-- What is being asked --
Leave out the pictures and transcribe everything else exactly.

-- Information supplied --
:::::

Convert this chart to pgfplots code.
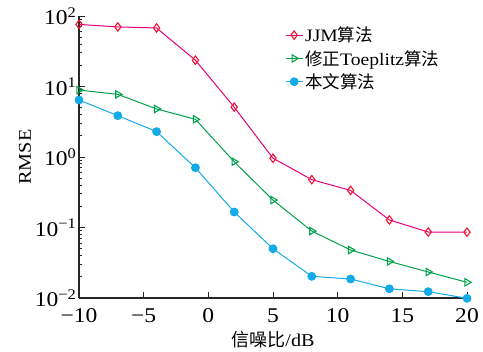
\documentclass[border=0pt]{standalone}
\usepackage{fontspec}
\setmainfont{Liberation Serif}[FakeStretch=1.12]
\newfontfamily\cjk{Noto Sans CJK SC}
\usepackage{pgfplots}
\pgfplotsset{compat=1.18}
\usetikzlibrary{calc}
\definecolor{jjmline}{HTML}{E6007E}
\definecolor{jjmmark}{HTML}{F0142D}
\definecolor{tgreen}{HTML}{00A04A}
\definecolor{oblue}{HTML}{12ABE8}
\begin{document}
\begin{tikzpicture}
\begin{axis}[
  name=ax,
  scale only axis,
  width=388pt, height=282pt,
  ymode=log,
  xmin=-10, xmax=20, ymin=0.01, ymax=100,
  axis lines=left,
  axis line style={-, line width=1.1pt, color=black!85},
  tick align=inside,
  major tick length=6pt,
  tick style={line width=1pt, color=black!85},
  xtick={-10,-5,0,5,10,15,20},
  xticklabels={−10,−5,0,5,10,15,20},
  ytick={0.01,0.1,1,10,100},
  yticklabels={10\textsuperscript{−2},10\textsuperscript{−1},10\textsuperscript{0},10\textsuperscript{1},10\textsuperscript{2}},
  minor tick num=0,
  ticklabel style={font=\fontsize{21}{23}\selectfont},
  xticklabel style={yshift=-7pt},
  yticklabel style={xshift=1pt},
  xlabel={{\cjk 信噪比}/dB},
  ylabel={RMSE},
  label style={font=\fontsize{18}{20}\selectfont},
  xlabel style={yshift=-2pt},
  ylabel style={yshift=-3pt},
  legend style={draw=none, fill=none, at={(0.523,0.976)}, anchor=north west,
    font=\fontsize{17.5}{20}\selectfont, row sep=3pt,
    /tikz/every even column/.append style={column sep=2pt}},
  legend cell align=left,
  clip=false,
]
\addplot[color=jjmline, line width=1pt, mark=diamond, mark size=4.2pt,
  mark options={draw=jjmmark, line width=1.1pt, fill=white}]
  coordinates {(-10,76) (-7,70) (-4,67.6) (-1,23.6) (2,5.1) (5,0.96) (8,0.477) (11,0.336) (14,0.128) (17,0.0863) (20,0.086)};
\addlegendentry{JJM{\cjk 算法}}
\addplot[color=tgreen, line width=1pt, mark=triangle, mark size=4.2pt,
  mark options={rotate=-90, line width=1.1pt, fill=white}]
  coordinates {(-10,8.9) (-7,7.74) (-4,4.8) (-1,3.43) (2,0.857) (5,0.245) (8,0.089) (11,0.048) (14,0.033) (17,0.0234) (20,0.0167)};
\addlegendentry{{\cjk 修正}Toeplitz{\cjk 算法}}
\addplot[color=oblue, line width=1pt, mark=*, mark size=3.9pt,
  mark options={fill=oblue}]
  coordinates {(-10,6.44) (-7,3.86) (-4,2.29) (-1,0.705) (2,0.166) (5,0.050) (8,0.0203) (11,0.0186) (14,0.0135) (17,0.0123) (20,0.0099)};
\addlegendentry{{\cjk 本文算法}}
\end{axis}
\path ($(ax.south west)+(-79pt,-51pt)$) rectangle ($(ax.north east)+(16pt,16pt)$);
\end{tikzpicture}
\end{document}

:::::

-- Right answer --
Convert this chart to pgfplots code.
\documentclass[border=0pt]{standalone}
\usepackage{fontspec}
\setmainfont{Liberation Serif}[FakeStretch=1.12]
\newfontfamily\cjk{Noto Sans CJK SC}
\usepackage{pgfplots}
\pgfplotsset{compat=1.18}
\usetikzlibrary{calc}
\definecolor{jjmline}{HTML}{E6007E}
\definecolor{jjmmark}{HTML}{F0142D}
\definecolor{tgreen}{HTML}{00A04A}
\definecolor{oblue}{HTML}{12ABE8}
\begin{document}
\begin{tikzpicture}
\begin{axis}[
  name=ax,
  scale only axis,
  width=388pt, height=282pt,
  ymode=log,
  xmin=-10, xmax=20, ymin=0.01, ymax=100,
  axis lines=left,
  axis line style={-, line width=1.1pt, color=black!85},
  tick align=inside,
  major tick length=6pt,
  tick style={line width=1pt, color=black!85},
  xtick={-10,-5,0,5,10,15,20},
  xticklabels={−10,−5,0,5,10,15,20},
  ytick={0.01,0.1,1,10,100},
  yticklabels={10\textsuperscript{−2},10\textsuperscript{−1},10\textsuperscript{0},10\textsuperscript{1},10\textsuperscript{2}},
  minor tick num=0,
  ticklabel style={font=\fontsize{21}{23}\selectfont},
  xticklabel style={yshift=-7pt},
  yticklabel style={xshift=1pt},
  xlabel={{\cjk 信噪比}/dB},
  ylabel={RMSE},
  label style={font=\fontsize{18}{20}\selectfont},
  xlabel style={yshift=-2pt},
  ylabel style={yshift=-3pt},
  legend style={draw=none, fill=none, at={(0.523,0.976)}, anchor=north west,
    font=\fontsize{17.5}{20}\selectfont, row sep=3pt,
    /tikz/every even column/.append style={column sep=2pt}},
  legend cell align=left,
  clip=false,
]
\addplot[color=jjmline, line width=1pt, mark=diamond, mark size=4.2pt,
  mark options={draw=jjmmark, line width=1.1pt, fill=white}]
  coordinates {(-10,76) (-7,70) (-4,67.6) (-1,23.6) (2,5.1) (5,0.96) (8,0.477) (11,0.336) (14,0.128) (17,0.0863) (20,0.086)};
\addlegendentry{JJM{\cjk 算法}}
\addplot[color=tgreen, line width=1pt, mark=triangle, mark size=4.2pt,
  mark options={rotate=-90, line width=1.1pt, fill=white}]
  coordinates {(-10,8.9) (-7,7.74) (-4,4.8) (-1,3.43) (2,0.857) (5,0.245) (8,0.089) (11,0.048) (14,0.033) (17,0.0234) (20,0.0167)};
\addlegendentry{{\cjk 修正}Toeplitz{\cjk 算法}}
\addplot[color=oblue, line width=1pt, mark=*, mark size=3.9pt,
  mark options={fill=oblue}]
  coordinates {(-10,6.44) (-7,3.86) (-4,2.29) (-1,0.705) (2,0.166) (5,0.050) (8,0.0203) (11,0.0186) (14,0.0135) (17,0.0123) (20,0.0099)};
\addlegendentry{{\cjk 本文算法}}
\end{axis}
\path ($(ax.south west)+(-79pt,-51pt)$) rectangle ($(ax.north east)+(16pt,16pt)$);
\end{tikzpicture}
\end{document}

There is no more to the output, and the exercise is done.